This hardback square-spine folder collection is the sibling product to the Marvel Super Heroes 3D Activity Centre (Parragon/Scholastic). Both have an external hard cardboard cover, with a spiral ring-binder inside.
This book is available in the UK (published by Parragon) and in Australia/NZ (published by Scholastic). U.S. fans can buy on Amazon and have it shipped to them from the UK.
|Publisher:||Parragon Book Service, Ltd., Scholastic Australia, Inc. (Australia - ISBN 9781742834672)|
The book itself is 10.25" x 11.5". It has "filofax" tabbed section separators.
The first of the five sections is "Story". It is a 24-page simplified re-working of the The Amazing Spider-Man: An Origin Story , greatly reduced in terms of the amount of text, with greater emphasis given to the lovely artwork which has been re-used here. Some of the pages have been converted to 3D for use with the supplied red/blue glasses. While it's decidedly dumbed down from the source material, it's still very attractive on glossy paper.
Section two is "Activities". This also is a decent enough section, with 32 pages of colouring and activity pages. The paper is adequate quality and there's some full-color components on some of the pages to add variety to the black and white line art. As usual in this series, nearly of the activity/coloring material is shared with many of the other Parragon/Scholastic books as featured in the Spider-Man Color/Activity (Parragon/Scholastic) and Spider-Man Color/Activity (Scholastic Australia).
Section three is "Press & Play". Here is a press-out cardboard "Mobile", some press-out "bookmarks", some stencils, and some press-out game pieces and a giant dice to play with the supplied board game.
So far so good. But then... just like the Marvel equivalent book, we come crashing into a creative brick wall. The glorious, high-quality production quality disappears and we get... to sections featuring nothing but blank pieces of paper.
Yep. The "Make-Your-Own-Adventure" in chapter four is... clean white pages. And not even very many of them. But that's not the end of it. The final insult is that section five "Scrapbook" is exactly the same!
This marks a new low in "Activity Books". Blank pages does not make an "Activity Book". It makes an "Art Pad". It makes "Stationary".

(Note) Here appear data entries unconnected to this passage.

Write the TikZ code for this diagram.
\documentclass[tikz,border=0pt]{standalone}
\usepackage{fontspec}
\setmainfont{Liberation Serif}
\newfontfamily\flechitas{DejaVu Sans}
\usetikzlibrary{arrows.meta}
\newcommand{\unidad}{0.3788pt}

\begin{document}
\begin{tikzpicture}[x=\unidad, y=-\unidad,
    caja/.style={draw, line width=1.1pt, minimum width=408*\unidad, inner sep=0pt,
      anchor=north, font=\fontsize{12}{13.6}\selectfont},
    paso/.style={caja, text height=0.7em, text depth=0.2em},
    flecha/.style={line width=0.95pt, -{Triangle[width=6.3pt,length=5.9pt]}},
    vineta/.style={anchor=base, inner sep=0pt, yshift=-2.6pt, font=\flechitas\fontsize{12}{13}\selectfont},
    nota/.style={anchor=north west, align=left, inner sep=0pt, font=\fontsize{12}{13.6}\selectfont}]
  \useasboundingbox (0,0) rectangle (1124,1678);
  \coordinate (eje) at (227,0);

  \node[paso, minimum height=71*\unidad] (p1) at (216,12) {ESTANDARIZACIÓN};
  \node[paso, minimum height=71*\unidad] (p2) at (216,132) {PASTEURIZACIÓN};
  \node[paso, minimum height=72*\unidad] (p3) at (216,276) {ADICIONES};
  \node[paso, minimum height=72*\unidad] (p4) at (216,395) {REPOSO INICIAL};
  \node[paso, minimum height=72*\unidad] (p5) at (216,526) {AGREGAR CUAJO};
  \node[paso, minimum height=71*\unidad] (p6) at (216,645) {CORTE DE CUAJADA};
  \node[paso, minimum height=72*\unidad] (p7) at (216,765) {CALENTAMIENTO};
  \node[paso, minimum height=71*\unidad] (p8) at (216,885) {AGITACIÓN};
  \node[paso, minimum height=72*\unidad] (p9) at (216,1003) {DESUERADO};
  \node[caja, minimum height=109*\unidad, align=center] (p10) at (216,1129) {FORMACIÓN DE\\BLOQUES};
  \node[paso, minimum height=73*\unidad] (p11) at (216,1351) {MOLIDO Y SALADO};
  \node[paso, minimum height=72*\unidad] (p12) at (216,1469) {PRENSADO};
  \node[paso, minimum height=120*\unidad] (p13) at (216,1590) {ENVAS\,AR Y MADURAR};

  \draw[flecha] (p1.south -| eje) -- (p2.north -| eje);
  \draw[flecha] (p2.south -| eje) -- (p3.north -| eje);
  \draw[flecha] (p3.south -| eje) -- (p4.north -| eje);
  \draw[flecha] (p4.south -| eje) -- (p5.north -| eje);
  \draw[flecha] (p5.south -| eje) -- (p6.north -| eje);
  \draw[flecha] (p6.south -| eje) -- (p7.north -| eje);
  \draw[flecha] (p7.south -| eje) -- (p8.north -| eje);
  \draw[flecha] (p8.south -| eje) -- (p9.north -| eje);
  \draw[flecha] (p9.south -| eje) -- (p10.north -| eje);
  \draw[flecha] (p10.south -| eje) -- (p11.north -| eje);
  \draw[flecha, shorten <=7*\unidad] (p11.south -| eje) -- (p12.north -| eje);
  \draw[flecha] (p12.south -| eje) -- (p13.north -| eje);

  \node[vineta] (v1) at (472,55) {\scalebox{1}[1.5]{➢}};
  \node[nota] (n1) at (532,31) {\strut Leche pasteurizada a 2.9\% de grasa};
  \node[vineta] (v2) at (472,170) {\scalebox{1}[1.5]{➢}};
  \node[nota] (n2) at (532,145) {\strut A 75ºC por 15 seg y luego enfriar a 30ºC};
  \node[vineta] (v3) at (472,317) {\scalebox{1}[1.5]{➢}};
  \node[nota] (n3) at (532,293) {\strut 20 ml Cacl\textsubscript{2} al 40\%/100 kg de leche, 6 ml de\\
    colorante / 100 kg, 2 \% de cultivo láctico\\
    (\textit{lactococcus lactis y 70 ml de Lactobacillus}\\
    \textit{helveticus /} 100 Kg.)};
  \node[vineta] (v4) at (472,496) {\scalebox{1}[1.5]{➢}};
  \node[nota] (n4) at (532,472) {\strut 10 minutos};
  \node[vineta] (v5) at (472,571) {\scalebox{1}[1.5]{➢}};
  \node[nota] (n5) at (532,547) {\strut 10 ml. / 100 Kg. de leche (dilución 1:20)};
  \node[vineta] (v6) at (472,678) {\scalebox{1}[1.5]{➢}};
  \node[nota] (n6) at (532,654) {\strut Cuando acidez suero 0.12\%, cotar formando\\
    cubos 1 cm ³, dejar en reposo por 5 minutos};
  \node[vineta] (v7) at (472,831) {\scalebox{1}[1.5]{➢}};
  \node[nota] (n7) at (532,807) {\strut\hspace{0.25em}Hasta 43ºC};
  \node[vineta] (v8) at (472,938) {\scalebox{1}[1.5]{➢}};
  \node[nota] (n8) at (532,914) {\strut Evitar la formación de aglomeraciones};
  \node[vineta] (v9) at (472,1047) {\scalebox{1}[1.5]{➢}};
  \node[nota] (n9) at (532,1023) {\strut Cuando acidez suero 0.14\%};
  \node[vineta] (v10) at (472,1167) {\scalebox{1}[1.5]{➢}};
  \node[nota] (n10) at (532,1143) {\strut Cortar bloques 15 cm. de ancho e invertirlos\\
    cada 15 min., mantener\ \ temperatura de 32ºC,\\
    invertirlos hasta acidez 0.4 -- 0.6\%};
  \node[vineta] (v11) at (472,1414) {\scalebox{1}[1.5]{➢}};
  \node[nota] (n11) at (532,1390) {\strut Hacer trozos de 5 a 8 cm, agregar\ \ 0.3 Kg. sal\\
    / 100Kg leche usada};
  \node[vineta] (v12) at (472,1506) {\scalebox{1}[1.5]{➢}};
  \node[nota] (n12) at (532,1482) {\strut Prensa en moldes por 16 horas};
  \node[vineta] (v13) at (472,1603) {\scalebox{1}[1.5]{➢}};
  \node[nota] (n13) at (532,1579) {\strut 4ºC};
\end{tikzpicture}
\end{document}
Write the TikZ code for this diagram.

The rest of the product was doing OK. But the sudden stumble into "100% Do-It-Yourself" territory cannot be justified by any stretch of the imagination. Especially for a book with a cover price of £13 ($22 USD).
My disappointment and resentment for this blatant rip-off can only be redeemed with a rock-bottom half-web rating. I am "The Consumer", and vengeance will be mine.